Dixiecrats
We had already explained the "Heavily Democrat counties in Northern Florida voted heavily for Bush" phenomenon, a couple of weeks back, by affirming that those conservative Democrat counties -- Dixiecrat counties -- had gone for Dole in '96 and Bush in 2000.
But just in case anyone is still skeptical about those Northern Florida counties, the Miami Herald held an independent vote count that confirmed Bush's win in Northern Florida.
Last week, The Miami Herald went to see for itself whether Bush's steamroll through North Florida was legitimate. Picking three counties that fit the conspiracy theory profile - staunchly Democratic by registration, whoppingly GOP by voting - two reporters counted more than 17,000 ballots over three days.
The conclusion: No conspiracy.
The newspaper's count of optical scan ballots in Suwannee, Lafayette and Union counties showed Bush whipping Sen. John Kerry in a swath of Florida where registered Democrats outnumber Republicans 3-1.
The newspaper found minor differences with the official results in each county, most involving a smattering of ballots that had been discarded as unreadable by optical scan machines but in which reporters felt the voter intent was clear.
Under the optical scan system, voters fill in an oval or darken an arrow by a candidate's name on a card. A machine reads the card optically.
Wrinkles aside, the Herald count confirmed that Bush's message sold in a part of the state where many voters may be Democratic by registration only.
"They're not going to vote for a Northeast liberal," summarized Lafayette County Judge Harlow Land, director of the county canvassing board.
Kerry had solidly won the battle in South Florida, where touch-screen machines do not create a ballot paper trail that can be checked. But Bush won the war in Florida by dominating elsewhere, particularly in the 52 counties that use optical scan ballots, which can be checked for accuracy.
Republicans had often done fairly well in those counties, but this year more so.
And it was on those counties that the critics focused. Democrats outnumber Republicans by about 340,000 voters in the 52 optical scan counties, but Bush took them by about 340,000 votes - a 680,000-vote swing that assured him of winning the White House.
The Herald total: 3,393 votes for Bush and 1,272 for Kerry. There were 15 votes that couldn't clearly be counted.
The official Union County total: 3,396 votes for Bush, 1,251 for Kerry and a few dozen that couldn't be counted.
"The difference is in the under-over votes," Montpetit explained. The Herald concluded voter intent in a couple of dozen cases that optical scan readers could not discern.
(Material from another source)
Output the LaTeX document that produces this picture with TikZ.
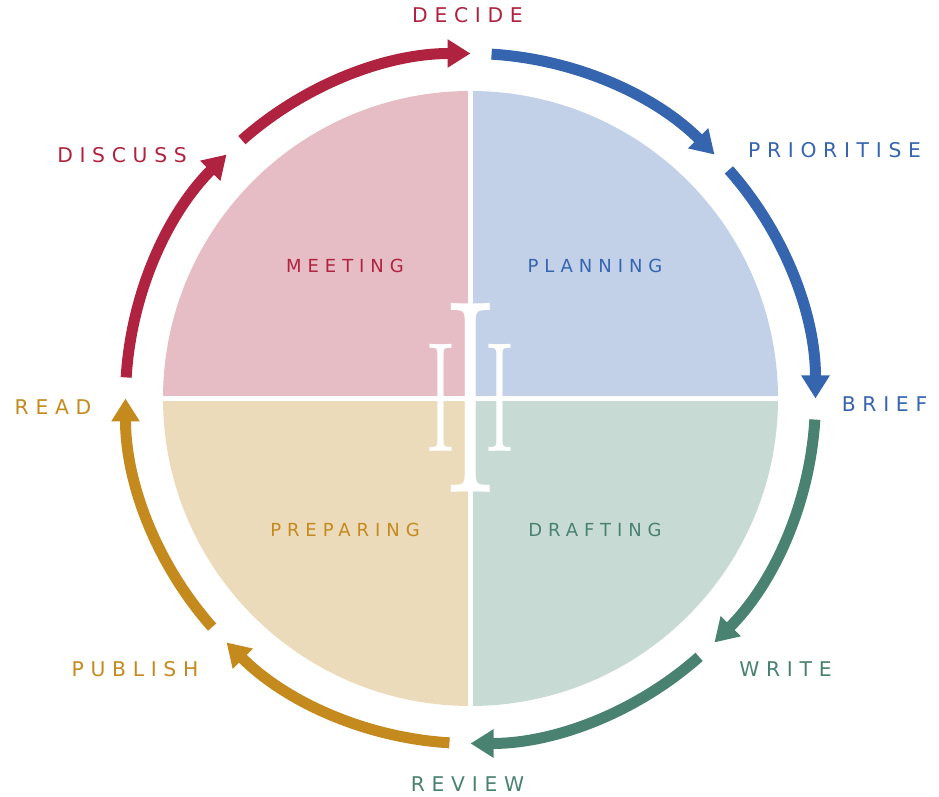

The rest of the article is a good read.
But as the Hout Report and others have shown, the question is not Northern Florida and hasn't been for some time. The question is Southern Florida, in the touch-screen counties. Counties like Broward and Palm Beach that, though Kerry won the counties, experienced abnormally strong Bush turn-out that went against the 2000 experience and all demographic patterns, causing what Hout described as a "smoke alarm" situation meriting attention and answers. Given that Florida was the only "swing state" which experienced such a strong change from 2000's results, there still have not been explanations for Bush's strong performance here. (Our best shot at a plausible, no funny business explanation is that the hurricanes helped Bush. But then again, in 2000, he had the Elian controversy helping him. But then again, in 2000, Lieberman helped the Democrats on the Eastern coast of Florida! But then again, in 2000, Lieberman probably alienated the Redneck Riviera! So confusing!)
Note: We at Rotten Denmark, from what we've read, accept the explanation that one of the reasons for Bush's 3.5 million vote margin can be revealed in comparing Bush's performance in non-swing red and blue states to the swing states.
While, except for Florida, Bush's performance in swing states varied little from 2000 -- he lost New Hampshire and won Iowa and New Mexico, but the margins were slim in 2000 and slim in 2004 -- Bush did significantly better in non-swing red states like Utah and Idaho and non-swing blue states like Connecticut and California than in 2000.
Why? Because while Kerry and the 527s focused all of their advertising dollars on targetted advertising in swing states, Bush aired much of his advertising on national cable. This might have seemed like Bush was paying money to reach lots of voters he didn't need to reach, in states he was either never going to win or had in the bag, but it meant also that people in Utah or upstate New York were seeing many Bush advertisments throughout the campaign season and few Kerry ads, if any. Whether this was conscious or not, who knows -- no doubt Rove would say after the fact is was all part of the plan -- but it did rack up the popular vote totals nationwide for Bush, even though it did not play a part in the electoral vote strategy.
So the theory goes, anyway, and I find it more than plausible.